Problem to solve
Write out nothing but the lines from the first line of the entries below through the line with "27300, 30800, 32500]"; no pictures go in.

Listed records

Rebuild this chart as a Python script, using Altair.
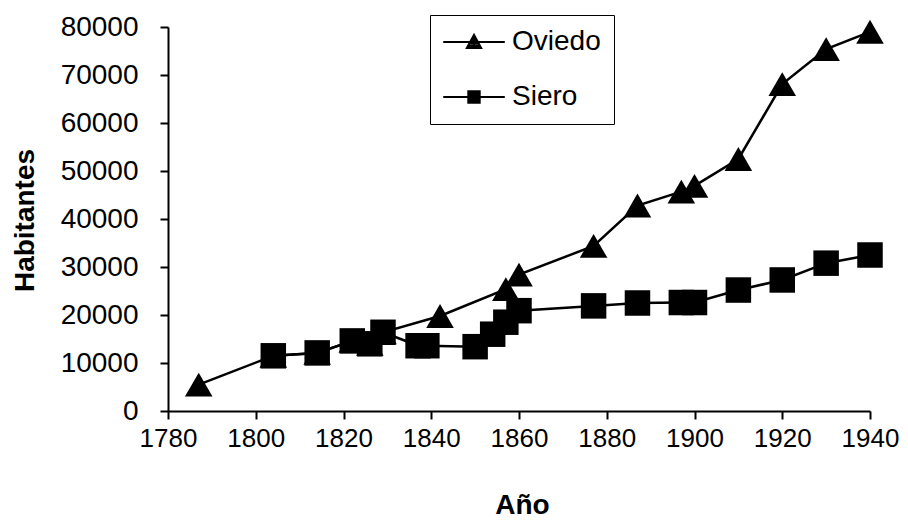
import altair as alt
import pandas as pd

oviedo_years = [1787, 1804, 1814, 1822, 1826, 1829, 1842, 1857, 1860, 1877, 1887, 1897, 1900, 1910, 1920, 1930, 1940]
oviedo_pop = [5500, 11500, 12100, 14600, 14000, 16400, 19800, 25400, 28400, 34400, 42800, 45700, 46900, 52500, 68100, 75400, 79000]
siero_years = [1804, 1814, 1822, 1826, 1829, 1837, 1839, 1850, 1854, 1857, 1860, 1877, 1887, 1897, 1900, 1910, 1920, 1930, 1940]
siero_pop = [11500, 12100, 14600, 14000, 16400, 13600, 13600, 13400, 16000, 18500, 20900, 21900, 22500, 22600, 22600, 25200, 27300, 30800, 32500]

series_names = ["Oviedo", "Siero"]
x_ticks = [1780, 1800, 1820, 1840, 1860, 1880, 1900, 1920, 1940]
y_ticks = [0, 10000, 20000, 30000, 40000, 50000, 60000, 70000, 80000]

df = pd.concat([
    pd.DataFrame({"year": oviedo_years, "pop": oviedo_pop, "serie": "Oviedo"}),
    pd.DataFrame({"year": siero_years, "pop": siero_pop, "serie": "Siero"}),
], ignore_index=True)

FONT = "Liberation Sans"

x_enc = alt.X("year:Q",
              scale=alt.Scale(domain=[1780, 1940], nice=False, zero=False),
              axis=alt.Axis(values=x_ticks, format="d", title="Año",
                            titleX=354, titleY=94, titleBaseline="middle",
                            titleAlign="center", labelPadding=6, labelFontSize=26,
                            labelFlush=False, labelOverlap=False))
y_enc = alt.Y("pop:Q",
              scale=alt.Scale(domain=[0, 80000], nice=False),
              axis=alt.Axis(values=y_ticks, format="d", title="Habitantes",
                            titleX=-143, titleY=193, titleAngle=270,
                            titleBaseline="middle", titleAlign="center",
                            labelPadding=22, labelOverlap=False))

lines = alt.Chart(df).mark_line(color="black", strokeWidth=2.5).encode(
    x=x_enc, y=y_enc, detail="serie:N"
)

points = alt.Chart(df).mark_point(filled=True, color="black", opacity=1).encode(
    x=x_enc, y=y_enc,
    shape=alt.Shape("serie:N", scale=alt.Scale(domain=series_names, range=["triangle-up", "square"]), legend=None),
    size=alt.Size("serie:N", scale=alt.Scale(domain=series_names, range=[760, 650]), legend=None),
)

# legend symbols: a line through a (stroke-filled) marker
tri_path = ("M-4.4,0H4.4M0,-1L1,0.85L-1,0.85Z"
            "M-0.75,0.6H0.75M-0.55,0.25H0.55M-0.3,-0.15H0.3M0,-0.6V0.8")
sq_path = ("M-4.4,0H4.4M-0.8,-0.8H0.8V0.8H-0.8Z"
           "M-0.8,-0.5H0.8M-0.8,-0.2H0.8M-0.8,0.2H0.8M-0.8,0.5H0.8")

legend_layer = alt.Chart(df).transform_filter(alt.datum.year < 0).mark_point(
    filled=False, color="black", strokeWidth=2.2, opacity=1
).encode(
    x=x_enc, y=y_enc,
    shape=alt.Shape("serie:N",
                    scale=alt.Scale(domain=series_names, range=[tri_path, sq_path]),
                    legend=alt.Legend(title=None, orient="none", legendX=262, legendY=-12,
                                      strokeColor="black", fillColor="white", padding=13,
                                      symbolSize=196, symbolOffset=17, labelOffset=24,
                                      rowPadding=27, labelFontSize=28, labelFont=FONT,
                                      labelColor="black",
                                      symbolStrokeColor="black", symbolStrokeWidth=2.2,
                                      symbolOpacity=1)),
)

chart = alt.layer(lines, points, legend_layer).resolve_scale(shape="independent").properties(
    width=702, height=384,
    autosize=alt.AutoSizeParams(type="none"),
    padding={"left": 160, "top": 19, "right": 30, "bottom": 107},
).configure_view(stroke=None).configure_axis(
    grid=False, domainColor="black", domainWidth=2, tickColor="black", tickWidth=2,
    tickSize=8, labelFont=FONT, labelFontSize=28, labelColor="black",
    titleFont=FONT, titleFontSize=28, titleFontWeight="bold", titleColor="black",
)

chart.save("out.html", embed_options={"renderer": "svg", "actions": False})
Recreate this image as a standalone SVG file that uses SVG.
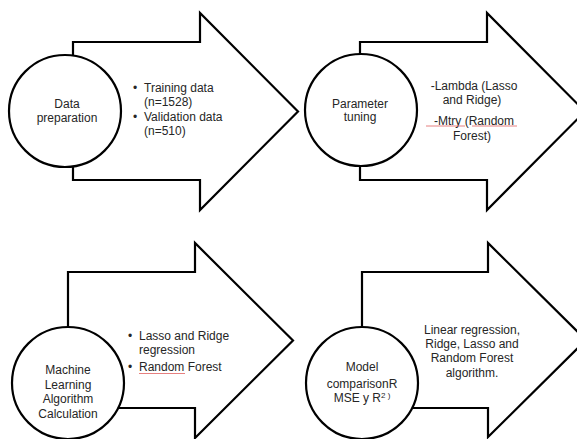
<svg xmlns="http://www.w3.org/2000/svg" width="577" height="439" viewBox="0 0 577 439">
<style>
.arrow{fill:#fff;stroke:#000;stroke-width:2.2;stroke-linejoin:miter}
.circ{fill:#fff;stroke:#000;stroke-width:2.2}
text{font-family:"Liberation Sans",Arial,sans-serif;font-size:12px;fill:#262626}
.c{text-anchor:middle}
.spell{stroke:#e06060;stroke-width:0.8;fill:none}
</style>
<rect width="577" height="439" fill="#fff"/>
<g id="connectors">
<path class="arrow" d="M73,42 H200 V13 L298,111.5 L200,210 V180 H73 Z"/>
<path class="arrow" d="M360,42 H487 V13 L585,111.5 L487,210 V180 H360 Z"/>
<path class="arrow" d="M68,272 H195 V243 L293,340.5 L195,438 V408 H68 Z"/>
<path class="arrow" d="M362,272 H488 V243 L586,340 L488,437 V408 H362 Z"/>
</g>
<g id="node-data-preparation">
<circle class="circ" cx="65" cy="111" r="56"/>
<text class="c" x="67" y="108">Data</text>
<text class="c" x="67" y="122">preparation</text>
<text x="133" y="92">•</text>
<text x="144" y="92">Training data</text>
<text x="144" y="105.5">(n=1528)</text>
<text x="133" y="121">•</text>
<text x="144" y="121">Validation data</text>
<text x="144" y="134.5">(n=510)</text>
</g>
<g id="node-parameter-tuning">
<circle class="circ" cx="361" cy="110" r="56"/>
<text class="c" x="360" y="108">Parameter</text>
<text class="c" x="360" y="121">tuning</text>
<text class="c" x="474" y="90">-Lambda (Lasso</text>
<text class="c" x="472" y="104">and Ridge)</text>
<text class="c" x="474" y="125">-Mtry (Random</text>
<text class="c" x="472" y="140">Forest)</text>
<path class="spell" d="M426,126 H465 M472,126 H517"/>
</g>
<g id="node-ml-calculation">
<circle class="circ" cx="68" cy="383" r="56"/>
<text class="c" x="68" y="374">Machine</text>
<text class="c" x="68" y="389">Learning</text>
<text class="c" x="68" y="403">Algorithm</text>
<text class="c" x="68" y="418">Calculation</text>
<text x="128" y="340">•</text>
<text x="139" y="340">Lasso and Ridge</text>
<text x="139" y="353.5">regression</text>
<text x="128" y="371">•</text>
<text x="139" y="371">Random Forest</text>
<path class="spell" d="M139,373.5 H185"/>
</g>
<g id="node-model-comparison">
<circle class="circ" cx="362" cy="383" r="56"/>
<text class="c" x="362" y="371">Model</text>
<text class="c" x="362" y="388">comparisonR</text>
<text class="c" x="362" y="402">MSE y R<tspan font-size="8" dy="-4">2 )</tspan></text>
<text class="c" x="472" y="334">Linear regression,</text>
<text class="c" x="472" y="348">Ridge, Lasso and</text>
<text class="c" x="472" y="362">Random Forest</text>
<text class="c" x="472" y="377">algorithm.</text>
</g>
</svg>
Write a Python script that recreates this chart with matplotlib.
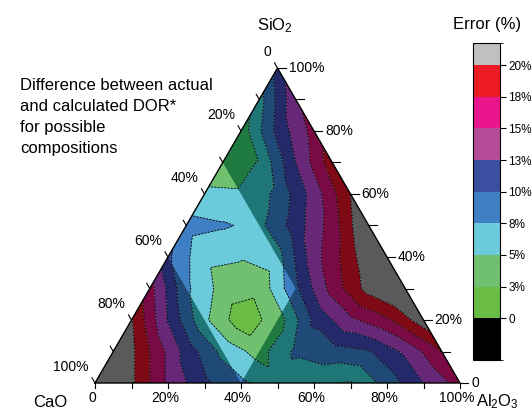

Written solution
Rebuild this chart as a Python script, using Altair.
import altair as alt
import pandas as pd

oviedo_years = [1787, 1804, 1814, 1822, 1826, 1829, 1842, 1857, 1860, 1877, 1887, 1897, 1900, 1910, 1920, 1930, 1940]
oviedo_pop = [5500, 11500, 12100, 14600, 14000, 16400, 19800, 25400, 28400, 34400, 42800, 45700, 46900, 52500, 68100, 75400, 79000]
siero_years = [1804, 1814, 1822, 1826, 1829, 1837, 1839, 1850, 1854, 1857, 1860, 1877, 1887, 1897, 1900, 1910, 1920, 1930, 1940]
siero_pop = [11500, 12100, 14600, 14000, 16400, 13600, 13600, 13400, 16000, 18500, 20900, 21900, 22500, 22600, 22600, 25200, 27300, 30800, 32500]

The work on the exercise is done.